We talked about Iraq and Saddam Hussein. We agreed that the world is better off without him. Saddam didn't have Weapons of Mass Destruction (WMD) nor a nuclear weapons program. He wanted everyone, including some of his own generals, to believe that he DID have such things. The idea was to intimidate his enemies. He had many enemies. My neighbor didn't say so, but the thought came to me that the rather stupid President of Iran would like us to believe that he did have the capability of building a nuclear weapon and an intercontinental missile to carry it to the United States, just so that we would think long and hard before deciding to bomb Iran, as John McCain once suggested.

Finally my friend J, who had been one of the caregivers for my wife, came to prepare my dinner. My neighbor excused himself and invited me to come to visit him and talk any time I felt like it. He left. I talked to J about what I wanted for dinner.

Later I thought about the neighbor's visit and the conversation. I thought about the morning walks I take three times a week with three other old men, one of whom is also a widower, and of the conversations we have during those walks. We never talk about anything more serious than W's and H's eyesight, C's problem with his leg, or the state of the economy. The most serious conversations we have involve warning each other about oncoming cars. I think about all of these conversations and I realize that while I am thus engaged in talking and listeneing I do not recall the sadness of losing my wife.
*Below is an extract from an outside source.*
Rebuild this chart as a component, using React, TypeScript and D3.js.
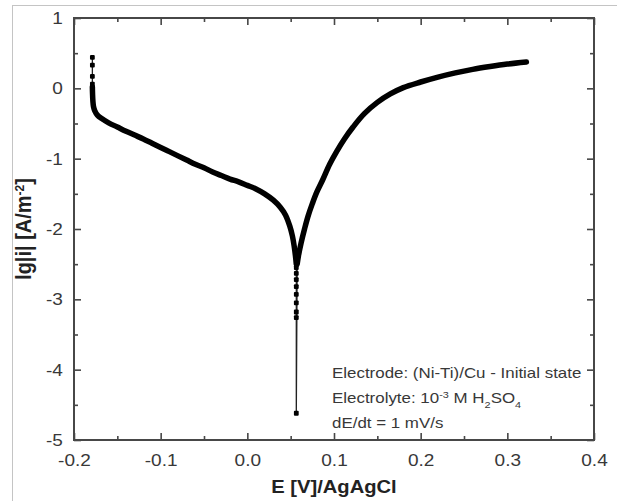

I wonder if perhaps the benefit of the bereavement group discussions is that they simply provide a means for the participants to talk. Of course, in the bereavement group, we are encouraged to talk about our feelings of loss and sadness. We are discouraged from wandering off and discussing how stupid and venal and greedy the governor of Illinois is. Some members of the group have difficulty in getting started to talk about anything. One member of the group, J, is a writer. He has no difficulty in talking about his feelings and his memories, and serves, I think, as an example for others. He is a valuable member of the group. Perhaps I am close to being able to graduate from the group. I have friends and a neighbor with whom I can talk about almost anything. Perhaps they can replace the bereavement group for me, if I am ready for such replacement. Am I ready? I am not sure, so I will continue attending the group for a while.